Here’s what Hodgman does really well. She takes recipes that are for normal, mundane things (like cookies) and doesn’t waste your time with crappy versions of it. She doesn’t waste time on photographs of food you don’t need. This is a book for someone who’s fundamentally comfortable in the kitchen, and wants to make things that are reliable and — for the most part — not too time consuming or difficult. (There are huge exceptions to this: the recipe for croissants? JESUS. I won’t be making croissants any time soon, and I think of myself as someone who could probably do it, if I decided to.)

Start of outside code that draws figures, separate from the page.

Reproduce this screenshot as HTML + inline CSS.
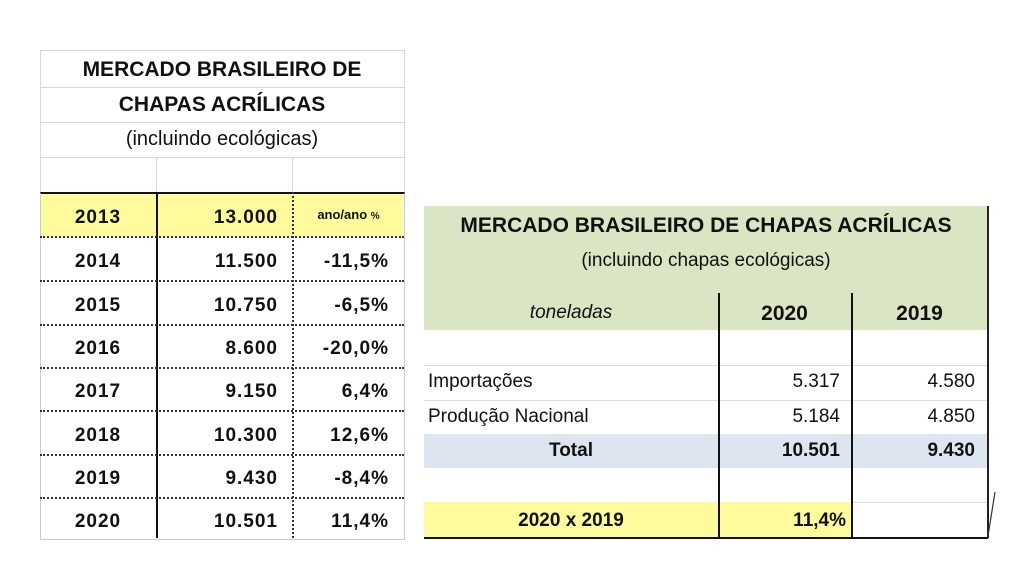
<!DOCTYPE html>
<html><head><meta charset="utf-8"><style>
body{margin:0;width:1026px;height:570px;background:#fff;position:relative;overflow:hidden;font-family:"Liberation Sans",sans-serif;color:#111}
.a{position:absolute}
.c{position:absolute;text-align:center}
.r{position:absolute;text-align:right}
.b{font-weight:bold}
</style></head><body>
<div class="a" style="left:40px;top:50px;width:363px;height:142px;border:1px solid #d8d8d8;border-bottom:none"></div>
<div class="a" style="left:40px;top:87px;width:364px;border-top:1px solid #d8d8d8"></div>
<div class="a" style="left:40px;top:122px;width:364px;border-top:1px solid #d8d8d8"></div>
<div class="a" style="left:40px;top:157px;width:364px;border-top:1px solid #d8d8d8"></div>
<div class="a" style="left:156px;top:157px;height:35px;border-left:1px solid #d8d8d8"></div>
<div class="a" style="left:292px;top:157px;height:35px;border-left:1px solid #d8d8d8"></div>
<div class="c b" style="left:40px;top:58px;width:364px;font-size:21px">MERCADO BRASILEIRO DE</div>
<div class="c b" style="left:40px;top:93px;width:364px;font-size:21px">CHAPAS ACRÍLICAS</div>
<div class="c" style="left:40px;top:128px;width:364px;font-size:20px">(incluindo ecológicas)</div>
<div class="a" style="left:40px;top:192px;width:363px;height:44px;background:#fdfb9c"></div>
<div class="a" style="left:40px;top:192px;width:363px;height:345px;border-top:2px solid #111;border-right:1px solid #ccc;border-left:1px solid #ccc;border-bottom:1px solid #ccc"></div>
<div class="a" style="left:156px;top:192px;height:346px;border-left:2px solid #111"></div>
<div class="a" style="left:292px;top:192px;height:346px;border-left:2px dotted #333"></div>
<div class="a" style="left:40px;top:236px;width:364px;border-top:2px dotted #333"></div>
<div class="a" style="left:40px;top:280px;width:364px;border-top:2px dotted #333"></div>
<div class="a" style="left:40px;top:324px;width:364px;border-top:2px dotted #333"></div>
<div class="a" style="left:40px;top:367px;width:364px;border-top:2px dotted #333"></div>
<div class="a" style="left:40px;top:410px;width:364px;border-top:2px dotted #333"></div>
<div class="a" style="left:40px;top:454px;width:364px;border-top:2px dotted #333"></div>
<div class="a" style="left:40px;top:497px;width:364px;border-top:2px dotted #333"></div>
<div style="font-size:19px;letter-spacing:1px" class="b">
<div class="c" style="left:40px;top:207px;width:116px">2013</div><div class="r" style="left:156px;top:207px;width:122px">13.000</div><div class="c" style="left:294px;top:207px;width:109px;font-size:13px;letter-spacing:0">ano/ano <span style="font-size:10px">%</span></div>
<div class="c" style="left:40px;top:251px;width:116px">2014</div><div class="r" style="left:156px;top:251px;width:122px">11.500</div><div class="r" style="left:294px;top:251px;width:95px">-11,5%</div>
<div class="c" style="left:40px;top:295px;width:116px">2015</div><div class="r" style="left:156px;top:295px;width:122px">10.750</div><div class="r" style="left:294px;top:295px;width:95px">-6,5%</div>
<div class="c" style="left:40px;top:338px;width:116px">2016</div><div class="r" style="left:156px;top:338px;width:122px">8.600</div><div class="r" style="left:294px;top:338px;width:95px">-20,0%</div>
<div class="c" style="left:40px;top:381px;width:116px">2017</div><div class="r" style="left:156px;top:381px;width:122px">9.150</div><div class="r" style="left:294px;top:381px;width:95px">6,4%</div>
<div class="c" style="left:40px;top:425px;width:116px">2018</div><div class="r" style="left:156px;top:425px;width:122px">10.300</div><div class="r" style="left:294px;top:425px;width:95px">12,6%</div>
<div class="c" style="left:40px;top:468px;width:116px">2019</div><div class="r" style="left:156px;top:468px;width:122px">9.430</div><div class="r" style="left:294px;top:468px;width:95px">-8,4%</div>
<div class="c" style="left:40px;top:511px;width:116px">2020</div><div class="r" style="left:156px;top:511px;width:122px">10.501</div><div class="r" style="left:294px;top:511px;width:95px">11,4%</div>
</div>
<div class="a" style="left:424px;top:206px;width:564px;height:124px;background:#d9e5c3"></div>
<div class="a" style="left:424px;top:434px;width:564px;height:34px;background:#dde6f0"></div>
<div class="a" style="left:424px;top:502px;width:294px;height:35px;background:#fdfb9c"></div>
<div class="a" style="left:718px;top:502px;width:133px;height:35px;background:#fdfb9c"></div>
<div class="a" style="left:424px;top:365px;width:564px;border-top:1px solid #ddd"></div>
<div class="a" style="left:424px;top:400px;width:564px;border-top:1px solid #ddd"></div>
<div class="a" style="left:851px;top:502px;width:137px;border-top:1px solid #ddd"></div>
<div class="a" style="left:424px;top:537px;width:564px;border-top:2px solid #111"></div>
<div class="a" style="left:987px;top:206px;height:332px;border-left:2px solid #222"></div>
<div class="a" style="left:718px;top:293px;height:245px;border-left:2px solid #111"></div>
<div class="a" style="left:851px;top:293px;height:245px;border-left:2px solid #111"></div>
<div class="c b" style="left:424px;top:214px;width:564px;font-size:21px">MERCADO BRASILEIRO DE CHAPAS ACRÍLICAS</div>
<div class="c" style="left:424px;top:250px;width:564px;font-size:19px">(incluindo chapas ecológicas)</div>
<div class="c" style="left:424px;top:302px;width:294px;font-size:19px;font-style:italic">toneladas</div>
<div class="c b" style="left:718px;top:302px;width:133px;font-size:21px">2020</div>
<div class="c b" style="left:851px;top:302px;width:137px;font-size:21px">2019</div>
<div style="font-size:19px">
<div class="a" style="left:428px;top:371px">Importações</div><div class="r" style="left:718px;top:371px;width:122px">5.317</div><div class="r" style="left:851px;top:371px;width:124px">4.580</div>
<div class="a" style="left:428px;top:406px">Produção Nacional</div><div class="r" style="left:718px;top:406px;width:122px">5.184</div><div class="r" style="left:851px;top:406px;width:124px">4.850</div>
<div class="c b" style="left:424px;top:440px;width:294px">Total</div><div class="r b" style="left:718px;top:440px;width:122px">10.501</div><div class="r b" style="left:851px;top:440px;width:124px">9.430</div>
<div class="c b" style="left:424px;top:510px;width:294px">2020 x 2019</div><div class="r b" style="left:718px;top:510px;width:128px">11,4%</div>
</div>
<svg class="a" style="left:985px;top:490px" width="12" height="50"><line x1="10" y1="2" x2="3" y2="46" stroke="#333" stroke-width="1.2"/></svg>
</body></html>
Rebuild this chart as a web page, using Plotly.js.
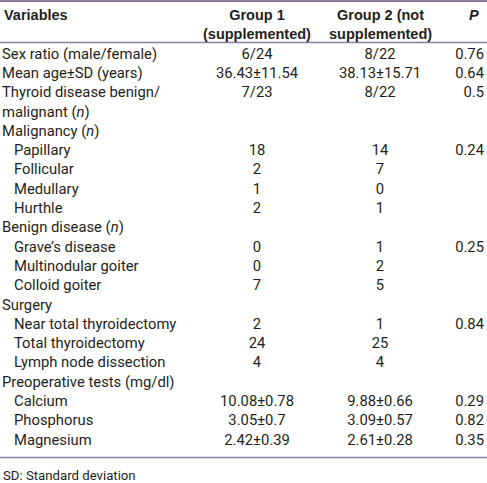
<!DOCTYPE html>
<html>
<head>
<meta charset="utf-8">
<script src="https://cdn.plot.ly/plotly-3.0.1.min.js"></script>
<style>html,body{margin:0;padding:0;background:#fff;}#chart{width:487px;height:483px;}</style>
</head>
<body>
<div id="chart"></div>
<script>
// ---- table content ----
const variables = [
  "Sex ratio (male/female)",
  "Mean age±SD (years)",
  "Thyroid disease benign/",
  "malignant (<i>n</i>)",
  "Malignancy (<i>n</i>)",
  "Papillary",
  "Follicular",
  "Medullary",
  "Hurthle",
  "Benign disease (<i>n</i>)",
  "Grave’s disease",
  "Multinodular goiter",
  "Colloid goiter",
  "Surgery",
  "Near total thyroidectomy",
  "Total thyroidectomy",
  "Lymph node dissection",
  "Preoperative tests (mg/dl)",
  "Calcium",
  "Phosphorus",
  "Magnesium"
];
const subRow = [0,0,0,0,0,1,1,1,1,0,1,1,1,0,1,1,1,0,1,1,1];
const group1 = ["6/24","36.43±11.54","7/23","","","18","2","1","2","","0","0","7","","2","24","4","","10.08±0.78","3.05±0.7","2.42±0.39"];
const group2 = ["8/22","38.13±15.71","8/22","","","14","7","0","1","","1","2","5","","1","25","4","","9.88±0.66","3.09±0.57","2.61±0.28"];
const pvals  = ["0.76","0.64","0.5","","","0.24","","","","","0.25","","","","0.84","","","","0.29","0.82","0.35"];
const headers = ["Variables", "Group 1<br>(supplemented)", "Group 2 (not<br>supplemented)", "<i>P</i>"];
const footnote = "SD: Standard deviation";

// ---- layout helpers ----
const rowIdx = variables.map((_, i) => i);
const txtColor = "#231f20";
const bodyFont = {family: "Roboto, 'Liberation Sans', sans-serif", size: 14.8, color: txtColor};
const headFont = {family: "'Liberation Sans', Arial, sans-serif", size: 14.5, color: txtColor, weight: 700};
const colX = {varMain: 2, varSub: 14, g1: 257, g2: 380, p: 484};
const lineColor = "#8c7b9c";

const traces = [
  {type: "scatter", mode: "text", x: rowIdx.map(i => subRow[i] ? colX.varSub : colX.varMain), y: rowIdx,
   text: variables, textposition: "middle right", textfont: bodyFont, hoverinfo: "skip", showlegend: false},
  {type: "scatter", mode: "text", x: rowIdx.map(() => colX.g1), y: rowIdx,
   text: group1, textposition: "middle center", textfont: bodyFont, hoverinfo: "skip", showlegend: false},
  {type: "scatter", mode: "text", x: rowIdx.map(() => colX.g2), y: rowIdx,
   text: group2, textposition: "middle center", textfont: bodyFont, hoverinfo: "skip", showlegend: false},
  {type: "scatter", mode: "text", x: rowIdx.map(() => colX.p), y: rowIdx,
   text: pvals, textposition: "middle left", textfont: bodyFont, hoverinfo: "skip", showlegend: false}
];

const rowPx = 19.3, firstRowPx = 55, H = 483;
const r0 = -firstRowPx / rowPx;
const r1 = r0 + H / rowPx;
const pxToRow = p => r0 + p / rowPx;

const annotations = [
  {x: colX.varMain, y: pxToRow(15), text: "<b>" + headers[0] + "</b>", xanchor: "left", yanchor: "middle", font: headFont},
  {x: colX.g1, y: pxToRow(24.5), text: "<b>" + headers[1] + "</b>", xanchor: "center", yanchor: "middle", font: headFont, align: "center"},
  {x: colX.g2, y: pxToRow(24.5), text: "<b>" + headers[2] + "</b>", xanchor: "center", yanchor: "middle", font: headFont, align: "center"},
  {x: colX.p - 3, y: pxToRow(15), text: "<b>" + headers[3] + "</b>", xanchor: "right", yanchor: "middle", font: headFont},
  {x: 1, y: pxToRow(475), text: footnote, xanchor: "left", yanchor: "middle",
   font: {family: "Roboto, sans-serif", size: 13.2, color: txtColor}}
].map(a => Object.assign({xref: "x", yref: "y", showarrow: false}, a));

const hline = (p, w) => ({type: "line", xref: "paper", yref: "y", x0: 0, x1: 1, y0: pxToRow(p), y1: pxToRow(p),
  line: {color: lineColor, width: w}});

const layout = {
  width: 487, height: 483,
  margin: {l: 0, r: 0, t: 0, b: 0},
  paper_bgcolor: "#fff", plot_bgcolor: "#fff",
  xaxis: {range: [0, 487], visible: false, fixedrange: true},
  yaxis: {range: [r1, r0], visible: false, fixedrange: true},
  shapes: [hline(1, 2), hline(42.5, 1.5), hline(457.5, 1.5)],
  annotations: annotations,
  showlegend: false
};

Plotly.newPlot("chart", traces, layout, {staticPlot: true, displayModeBar: false});
</script>
</body>
</html>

Interestingly to me, her bread recipe — the World’s Best Bread — is different from the bread I make on a near-weekly basis, but the logic behind it is really similar. While my ingredients list varies from hers, and I don’t do a separate sponge (though I suppose I could) the principle of both loaves is this: use a tiny amount of yeast, and let it rise for 24 hours. In my case, I do three rises, one of them cold. This, she does not say to do. But I think we’re on the same basic wavelength. With Hodgman’s cookbook, the point is not necessarily speed, it is results. (Incidentally, this is where another Amazon reviewer is wrong. She posits that Hodgman is just a highbrow Peg Bracken. I see what she means — they both have the light, comic tone in their writing — but Bracken was all about the shortcut, the “why bother,” the canned soup. The results didn’t have to be stunningly good; they just had to be good enough. Whereas Hodgman isn’t satisfied with that: she is after superlatives, the superb loaf, the Platonic vanilla ice cream. This is not Bracken-y at all. If Bracken read this book, she’d appreciate the humor and say, “yeah, I’d like to eat that, but damned if I’m going to cook it.” And that’s ok.
Here’s what else is so awesomely cool about the new edition of Beat This!:
It’s the only cookbook I personally know of that refers casually to Nicholson Baker.